start Given material

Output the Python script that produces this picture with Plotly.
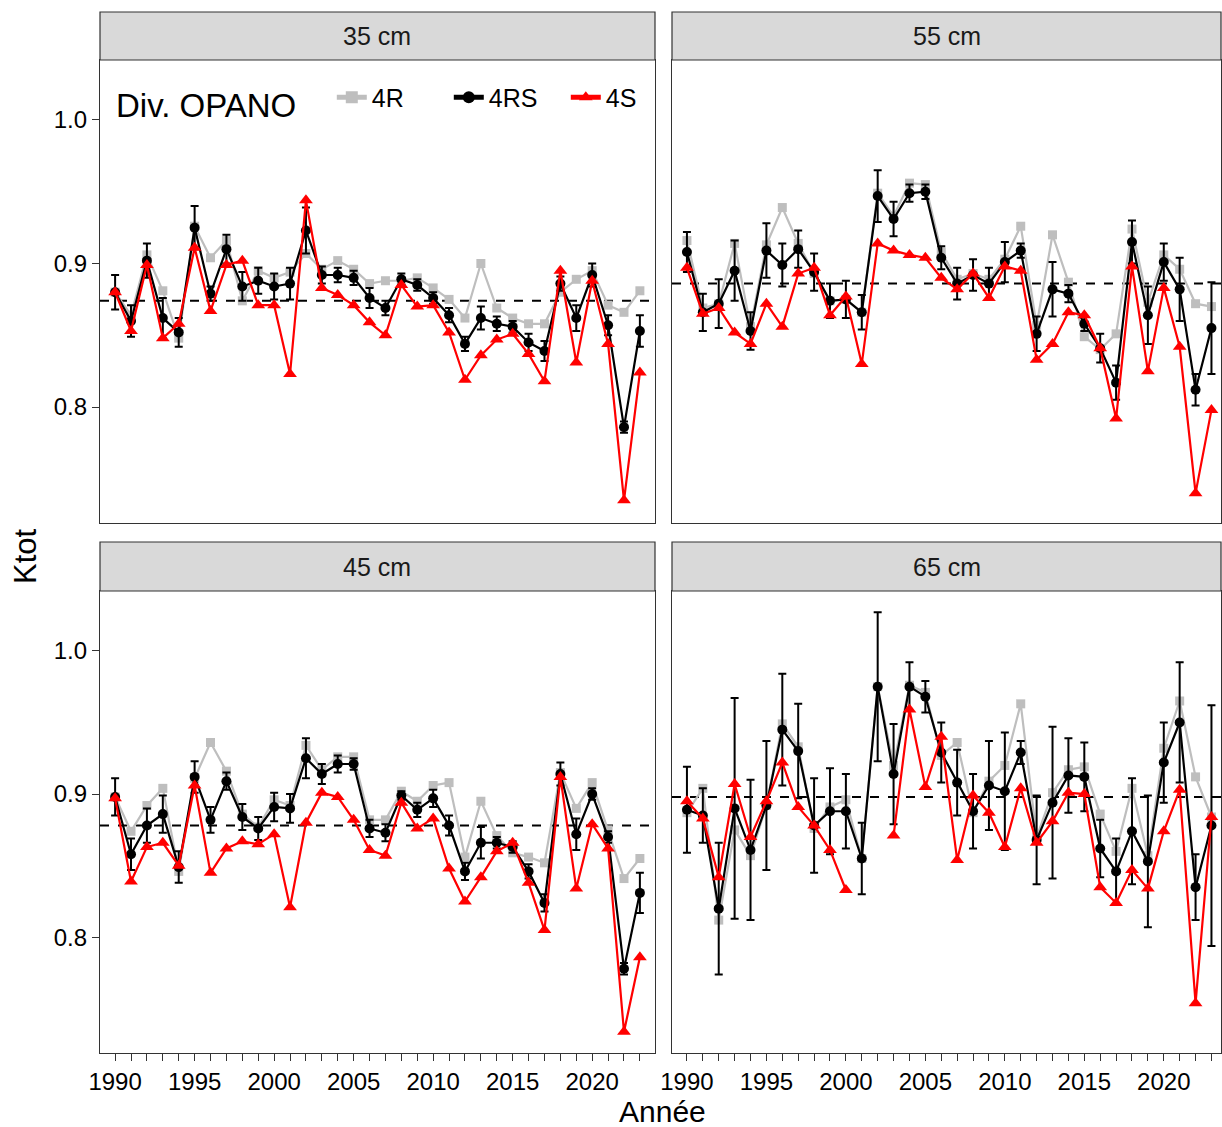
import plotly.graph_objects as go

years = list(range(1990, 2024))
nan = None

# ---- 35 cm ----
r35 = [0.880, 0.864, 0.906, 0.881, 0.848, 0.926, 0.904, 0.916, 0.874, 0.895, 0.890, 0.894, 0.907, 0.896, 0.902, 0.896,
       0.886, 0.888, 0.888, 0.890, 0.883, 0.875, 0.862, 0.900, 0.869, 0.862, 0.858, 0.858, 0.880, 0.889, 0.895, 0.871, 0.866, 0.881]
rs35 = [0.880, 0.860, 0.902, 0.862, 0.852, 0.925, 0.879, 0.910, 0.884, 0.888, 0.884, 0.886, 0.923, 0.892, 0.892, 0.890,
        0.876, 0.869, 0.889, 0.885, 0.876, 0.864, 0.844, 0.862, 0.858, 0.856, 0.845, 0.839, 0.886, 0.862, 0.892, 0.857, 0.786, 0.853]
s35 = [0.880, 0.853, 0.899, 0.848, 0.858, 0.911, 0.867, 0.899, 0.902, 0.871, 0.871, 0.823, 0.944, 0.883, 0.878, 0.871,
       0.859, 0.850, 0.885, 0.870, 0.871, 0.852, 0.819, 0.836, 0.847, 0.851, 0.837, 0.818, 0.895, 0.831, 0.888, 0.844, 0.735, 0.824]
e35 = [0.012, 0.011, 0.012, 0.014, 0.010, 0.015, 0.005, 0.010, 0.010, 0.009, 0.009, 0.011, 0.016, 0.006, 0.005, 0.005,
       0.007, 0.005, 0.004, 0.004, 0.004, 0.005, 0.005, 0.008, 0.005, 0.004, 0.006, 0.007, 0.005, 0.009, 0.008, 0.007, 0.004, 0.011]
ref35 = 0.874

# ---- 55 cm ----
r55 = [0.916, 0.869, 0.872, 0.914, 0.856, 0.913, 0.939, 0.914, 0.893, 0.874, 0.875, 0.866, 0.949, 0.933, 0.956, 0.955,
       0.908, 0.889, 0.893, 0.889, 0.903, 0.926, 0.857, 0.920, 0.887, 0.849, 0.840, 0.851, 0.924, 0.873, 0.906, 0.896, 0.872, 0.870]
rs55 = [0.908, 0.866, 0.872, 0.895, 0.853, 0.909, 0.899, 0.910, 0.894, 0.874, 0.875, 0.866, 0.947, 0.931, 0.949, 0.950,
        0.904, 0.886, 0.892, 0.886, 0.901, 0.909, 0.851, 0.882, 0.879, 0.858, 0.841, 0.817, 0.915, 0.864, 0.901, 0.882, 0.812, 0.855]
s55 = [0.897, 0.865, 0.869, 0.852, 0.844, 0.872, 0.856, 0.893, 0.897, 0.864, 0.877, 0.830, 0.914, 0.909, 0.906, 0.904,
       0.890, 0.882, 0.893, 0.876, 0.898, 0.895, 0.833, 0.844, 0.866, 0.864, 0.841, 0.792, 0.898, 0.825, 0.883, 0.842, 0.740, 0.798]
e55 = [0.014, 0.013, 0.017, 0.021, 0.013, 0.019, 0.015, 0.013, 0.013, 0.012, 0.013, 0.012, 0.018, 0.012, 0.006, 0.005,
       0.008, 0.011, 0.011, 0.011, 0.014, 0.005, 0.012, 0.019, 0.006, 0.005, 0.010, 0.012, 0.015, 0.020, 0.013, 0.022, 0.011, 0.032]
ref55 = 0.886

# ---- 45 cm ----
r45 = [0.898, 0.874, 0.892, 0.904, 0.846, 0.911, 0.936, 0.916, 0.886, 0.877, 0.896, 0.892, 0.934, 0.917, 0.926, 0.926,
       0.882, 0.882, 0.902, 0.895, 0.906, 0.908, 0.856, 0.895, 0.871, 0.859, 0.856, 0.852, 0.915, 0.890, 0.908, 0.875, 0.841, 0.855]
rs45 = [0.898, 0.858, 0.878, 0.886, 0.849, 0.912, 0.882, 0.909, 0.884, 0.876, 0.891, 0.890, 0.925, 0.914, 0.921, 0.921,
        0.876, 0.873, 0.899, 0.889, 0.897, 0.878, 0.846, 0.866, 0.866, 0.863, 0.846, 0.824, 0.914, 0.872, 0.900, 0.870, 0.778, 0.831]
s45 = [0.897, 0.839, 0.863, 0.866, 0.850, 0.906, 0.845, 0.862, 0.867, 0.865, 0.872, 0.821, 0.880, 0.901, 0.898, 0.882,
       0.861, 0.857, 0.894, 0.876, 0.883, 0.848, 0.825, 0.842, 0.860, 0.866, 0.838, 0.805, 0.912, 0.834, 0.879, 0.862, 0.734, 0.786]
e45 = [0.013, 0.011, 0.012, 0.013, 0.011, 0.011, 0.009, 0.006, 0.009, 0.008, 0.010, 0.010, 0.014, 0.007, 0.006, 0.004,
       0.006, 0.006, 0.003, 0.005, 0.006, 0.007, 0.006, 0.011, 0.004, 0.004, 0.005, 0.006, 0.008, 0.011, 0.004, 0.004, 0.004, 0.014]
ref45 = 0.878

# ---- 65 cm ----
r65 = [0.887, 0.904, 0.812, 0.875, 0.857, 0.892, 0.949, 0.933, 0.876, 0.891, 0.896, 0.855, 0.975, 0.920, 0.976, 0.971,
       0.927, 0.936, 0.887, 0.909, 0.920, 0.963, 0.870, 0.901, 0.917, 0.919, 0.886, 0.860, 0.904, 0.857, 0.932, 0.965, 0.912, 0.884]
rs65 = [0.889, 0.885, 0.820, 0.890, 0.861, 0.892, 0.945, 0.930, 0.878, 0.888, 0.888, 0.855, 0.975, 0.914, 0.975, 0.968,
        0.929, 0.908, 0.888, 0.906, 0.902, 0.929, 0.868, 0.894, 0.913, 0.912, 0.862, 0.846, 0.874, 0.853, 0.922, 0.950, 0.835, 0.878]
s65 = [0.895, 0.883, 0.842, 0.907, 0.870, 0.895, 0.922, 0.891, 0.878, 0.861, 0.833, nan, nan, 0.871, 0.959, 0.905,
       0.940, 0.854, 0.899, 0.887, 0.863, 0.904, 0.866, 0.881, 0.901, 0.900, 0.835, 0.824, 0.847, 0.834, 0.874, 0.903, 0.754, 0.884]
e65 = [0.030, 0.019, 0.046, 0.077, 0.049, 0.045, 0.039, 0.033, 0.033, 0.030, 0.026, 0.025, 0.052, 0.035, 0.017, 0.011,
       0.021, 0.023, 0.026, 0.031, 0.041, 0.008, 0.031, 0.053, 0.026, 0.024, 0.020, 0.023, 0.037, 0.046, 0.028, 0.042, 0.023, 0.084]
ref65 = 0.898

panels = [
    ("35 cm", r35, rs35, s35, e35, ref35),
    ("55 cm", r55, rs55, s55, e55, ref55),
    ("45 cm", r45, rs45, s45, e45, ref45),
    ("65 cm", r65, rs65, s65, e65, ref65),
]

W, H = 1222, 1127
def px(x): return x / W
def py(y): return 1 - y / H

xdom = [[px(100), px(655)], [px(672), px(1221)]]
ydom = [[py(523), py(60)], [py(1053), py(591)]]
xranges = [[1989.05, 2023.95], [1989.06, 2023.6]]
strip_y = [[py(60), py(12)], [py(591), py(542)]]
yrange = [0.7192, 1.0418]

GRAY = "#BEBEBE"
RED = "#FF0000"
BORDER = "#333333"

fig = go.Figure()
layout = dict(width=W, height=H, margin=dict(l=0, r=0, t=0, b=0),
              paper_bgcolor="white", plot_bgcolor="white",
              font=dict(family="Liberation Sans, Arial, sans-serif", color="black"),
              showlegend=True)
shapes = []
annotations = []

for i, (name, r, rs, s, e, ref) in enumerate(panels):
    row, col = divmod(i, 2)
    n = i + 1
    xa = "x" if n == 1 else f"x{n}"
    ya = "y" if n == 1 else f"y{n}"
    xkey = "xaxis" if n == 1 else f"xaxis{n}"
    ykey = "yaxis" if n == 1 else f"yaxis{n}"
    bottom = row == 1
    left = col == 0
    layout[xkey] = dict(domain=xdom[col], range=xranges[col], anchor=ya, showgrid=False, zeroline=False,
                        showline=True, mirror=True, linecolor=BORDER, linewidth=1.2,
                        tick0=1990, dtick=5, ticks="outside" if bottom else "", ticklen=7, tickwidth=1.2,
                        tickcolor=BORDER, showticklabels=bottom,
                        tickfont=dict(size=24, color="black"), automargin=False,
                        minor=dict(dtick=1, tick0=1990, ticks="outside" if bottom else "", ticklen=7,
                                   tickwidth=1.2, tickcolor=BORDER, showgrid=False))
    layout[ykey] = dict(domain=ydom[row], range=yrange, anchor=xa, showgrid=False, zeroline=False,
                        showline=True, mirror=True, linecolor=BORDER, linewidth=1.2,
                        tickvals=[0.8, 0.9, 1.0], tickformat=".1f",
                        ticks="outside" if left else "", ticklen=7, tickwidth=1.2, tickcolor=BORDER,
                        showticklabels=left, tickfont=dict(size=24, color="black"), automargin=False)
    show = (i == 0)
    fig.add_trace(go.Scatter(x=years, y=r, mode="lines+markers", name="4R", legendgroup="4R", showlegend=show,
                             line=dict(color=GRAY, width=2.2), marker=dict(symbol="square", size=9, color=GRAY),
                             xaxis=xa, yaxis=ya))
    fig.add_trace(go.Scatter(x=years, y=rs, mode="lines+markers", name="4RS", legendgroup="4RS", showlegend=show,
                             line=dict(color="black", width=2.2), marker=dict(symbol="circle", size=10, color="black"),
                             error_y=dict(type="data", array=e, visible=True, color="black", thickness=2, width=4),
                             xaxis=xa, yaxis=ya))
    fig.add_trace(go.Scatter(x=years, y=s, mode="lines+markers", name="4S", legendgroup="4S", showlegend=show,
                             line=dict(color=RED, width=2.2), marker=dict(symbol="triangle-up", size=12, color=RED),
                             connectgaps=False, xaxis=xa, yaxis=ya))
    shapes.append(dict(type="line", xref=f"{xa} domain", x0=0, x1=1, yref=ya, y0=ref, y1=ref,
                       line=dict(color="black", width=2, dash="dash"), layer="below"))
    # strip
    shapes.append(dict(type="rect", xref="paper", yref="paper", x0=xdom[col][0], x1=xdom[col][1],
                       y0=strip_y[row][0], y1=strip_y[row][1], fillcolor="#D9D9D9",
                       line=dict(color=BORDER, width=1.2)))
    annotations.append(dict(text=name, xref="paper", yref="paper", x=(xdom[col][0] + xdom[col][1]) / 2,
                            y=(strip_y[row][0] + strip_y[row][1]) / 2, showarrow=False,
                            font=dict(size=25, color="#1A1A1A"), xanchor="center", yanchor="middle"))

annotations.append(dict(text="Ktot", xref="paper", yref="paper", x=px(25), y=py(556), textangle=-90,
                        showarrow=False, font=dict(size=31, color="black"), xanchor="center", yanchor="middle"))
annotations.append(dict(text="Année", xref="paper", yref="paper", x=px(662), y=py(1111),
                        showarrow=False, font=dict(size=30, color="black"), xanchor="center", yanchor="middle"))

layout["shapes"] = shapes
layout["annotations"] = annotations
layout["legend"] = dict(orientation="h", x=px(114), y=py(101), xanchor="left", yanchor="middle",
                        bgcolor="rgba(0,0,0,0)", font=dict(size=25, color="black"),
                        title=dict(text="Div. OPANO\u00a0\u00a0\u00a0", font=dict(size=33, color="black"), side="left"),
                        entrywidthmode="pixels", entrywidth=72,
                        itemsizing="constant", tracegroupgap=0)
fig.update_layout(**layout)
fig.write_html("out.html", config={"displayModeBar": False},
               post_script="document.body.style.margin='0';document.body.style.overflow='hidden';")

end Given material

_What the task asks_: Write out again exactly the lines from the start of the data above through the line containing "ref35 = 0.874", inclusive, excluding any pictures.

_Answer to the exercise_:
Output the Python script that produces this picture with Plotly.
import plotly.graph_objects as go

years = list(range(1990, 2024))
nan = None

# ---- 35 cm ----
r35 = [0.880, 0.864, 0.906, 0.881, 0.848, 0.926, 0.904, 0.916, 0.874, 0.895, 0.890, 0.894, 0.907, 0.896, 0.902, 0.896,
       0.886, 0.888, 0.888, 0.890, 0.883, 0.875, 0.862, 0.900, 0.869, 0.862, 0.858, 0.858, 0.880, 0.889, 0.895, 0.871, 0.866, 0.881]
rs35 = [0.880, 0.860, 0.902, 0.862, 0.852, 0.925, 0.879, 0.910, 0.884, 0.888, 0.884, 0.886, 0.923, 0.892, 0.892, 0.890,
        0.876, 0.869, 0.889, 0.885, 0.876, 0.864, 0.844, 0.862, 0.858, 0.856, 0.845, 0.839, 0.886, 0.862, 0.892, 0.857, 0.786, 0.853]
s35 = [0.880, 0.853, 0.899, 0.848, 0.858, 0.911, 0.867, 0.899, 0.902, 0.871, 0.871, 0.823, 0.944, 0.883, 0.878, 0.871,
       0.859, 0.850, 0.885, 0.870, 0.871, 0.852, 0.819, 0.836, 0.847, 0.851, 0.837, 0.818, 0.895, 0.831, 0.888, 0.844, 0.735, 0.824]
e35 = [0.012, 0.011, 0.012, 0.014, 0.010, 0.015, 0.005, 0.010, 0.010, 0.009, 0.009, 0.011, 0.016, 0.006, 0.005, 0.005,
       0.007, 0.005, 0.004, 0.004, 0.004, 0.005, 0.005, 0.008, 0.005, 0.004, 0.006, 0.007, 0.005, 0.009, 0.008, 0.007, 0.004, 0.011]
ref35 = 0.874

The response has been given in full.